Interesting workaround, although it's kind of so overkill to get a /48 prefix and have 5-10 IP addresses used inside it... and what happens when the abusers will also get a /48?
This guy spent 2 years realizing that "it's a business relationship". I worked at another smaller bay area company and I only spent 2 months to realize that. Google is already much better.
https://support.apple.com/en-us/HT201220 has a section for “Security and privacy researchers”. The process is to send mail to product-security@apple.com, optionally encrypted by Apple Product Security's PGP key. A developer account is not required.
Since this page is the top search engine hit for several obvious searches (for example “report apple security vulnerability”), hopefully Mr Masri reported it there.

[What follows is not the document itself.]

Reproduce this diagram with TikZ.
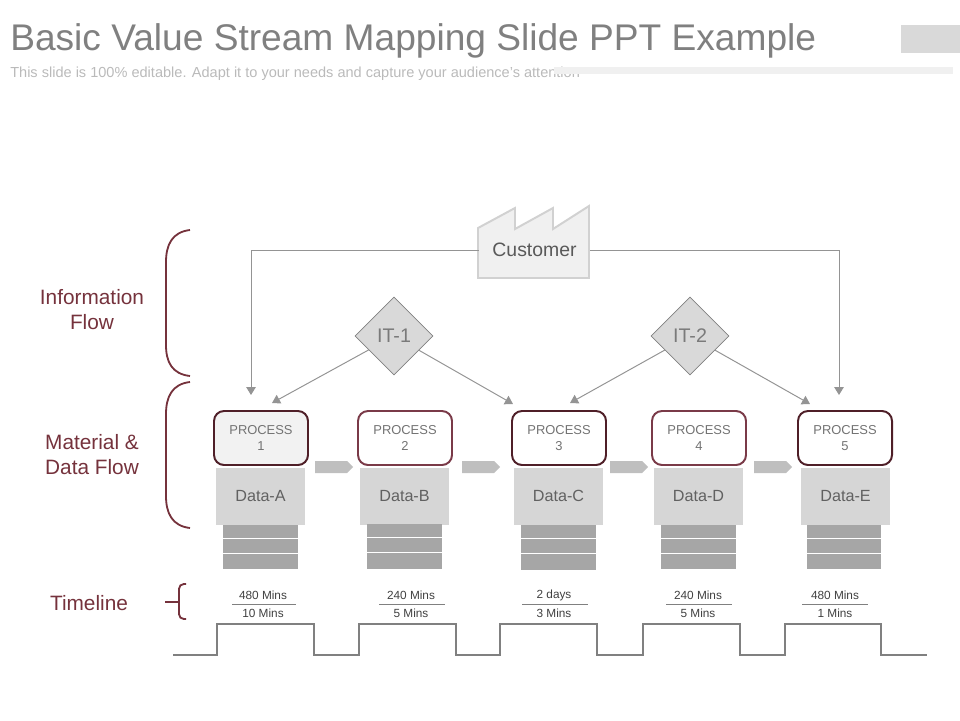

If you submit a report on bugreport.apple.com, it will be triaged and (if necessary) passed on to the appropriate team to asses. I fixed several external user reported bugs when I worked at apple. You have to have a developer account to use bugreport. Now that I have retired, I use it. The people triaging do not know I used to be at apple. Not all the issues I report get resolved, just because they are probably low priority. But the important ones are dealt with, usually quite quickly.
They do if you file them at radar.apple.com. I've had back and forths with them on some video card performance issues after sleep after filing a report there.
Radar is Apple’s internal bug tracking system. Outsiders have limited access to it. I believe bugreport.apple.com is the path for submitting bugs as an external developer.